Here's a list of the fields on the Firehose output
Field | Type | Description | Details |
---|---|---|---|
type | String | Source type code name | forums for Online-Discussions and Messaging Boards, and Reviews mainstream for News outlets blogs for, well Blogs |
forum | String | URL of the section in the site where the thread was created | |
forum_title | String | Title of the section in the site where the thread was created | |
discussion_title | String | Title of the thread | |
language | String | Language in lower case e.g. “english", "spanish" etc | The exception is "chineset" for Taiwanese Mandarin. |
gmt_offset | Int | Time difference between the Publication's timezone and GMT The time zone of the site | Webz does its best to automatically detect the time zone of sites.

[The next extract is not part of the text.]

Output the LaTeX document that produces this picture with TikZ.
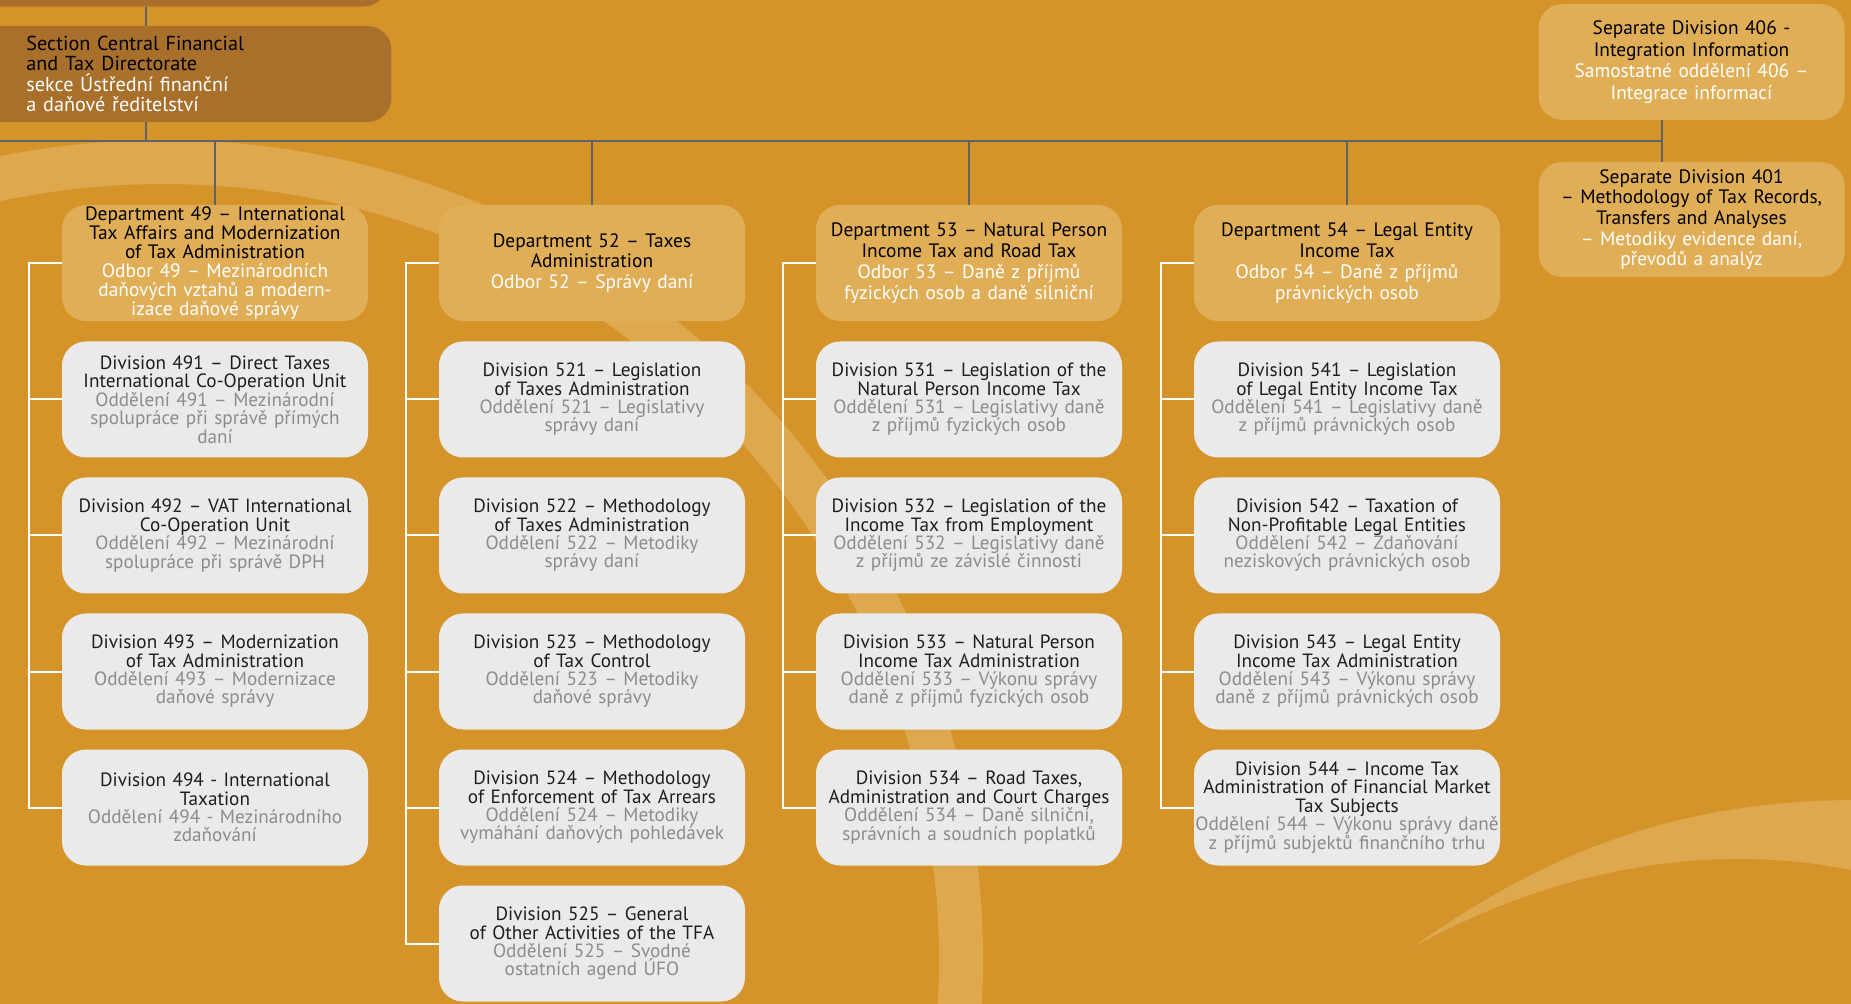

As an example, <gmt_offset>-7</gmt_offset> means the site is in GMT-7:00 |
topic_url | String | Thread URL | |
topic_title | String | Main post title | |
topic_text | String | Main post text | An empty text field is a valid value since a post could be made only from a title, or if the text field is made from emojis or images. |
post_num | Int | Numbered order of post in the thread | The main post ID is 1. The first reply ID is 2 and so on. |
post_id | String | Post ID | Typically, derived by truncating the post URL string to extract the anchor hashtag http://www...#post-ID |
post_url | String | Post URL | Typically, topic_url followed by #post-ID. To avoid duplication, you should always make sure post_url is followed by the above post_id |
post_date | String | Date in YYYYMMDD format | |
post_time | String | Time in HHMM format | We do not adjust the time zones on the Firehose output and display the date and time of each post as it appears on the site. |
username | String | Author name | |
post_title | String | Post title | |
post | String | Post content | Note, an empty text field is a valid value since a post could be made only from a title, or if the text field is made from emojis or images. |
signature | String | Author’s closing message | |
external_links | String | external_links | |
country | String | 2 letter ISO country code | To get a full country code list, visit our country codes index. |
main_image | String | URL of image | |
rating | Float | Rating | Discussions that include 1 through 5 Ratings |
is_lang_certain | Bool | Detected language certainty | |
seen_before | Bool | False if the post is newly-crawled or true if seen before on a thread | The "seen before" field can help with deduplicating the content. If you exclude the posts with <seen_before>true</seen_before> you will avoid ingesting the same posts on your end. |
accuracy_confidence | Bool | Data extraction accuracy | |
domain_rank | Int | Domain rank | |
site_categories | String | Category | |
reviewed_url | String | Contains the URL of the reviewed entity | Exists only in the reviews feed. In most cases the reviewed_url will be the same as the topic_url without the anchor fragment. |
entities | String | persons - a list of identified people names found in the post locations - a list of identified locations found in the post organizations - a list of identified companies/organizations found in the post | Currently available for news and blogs posts in English (excluding the comments) |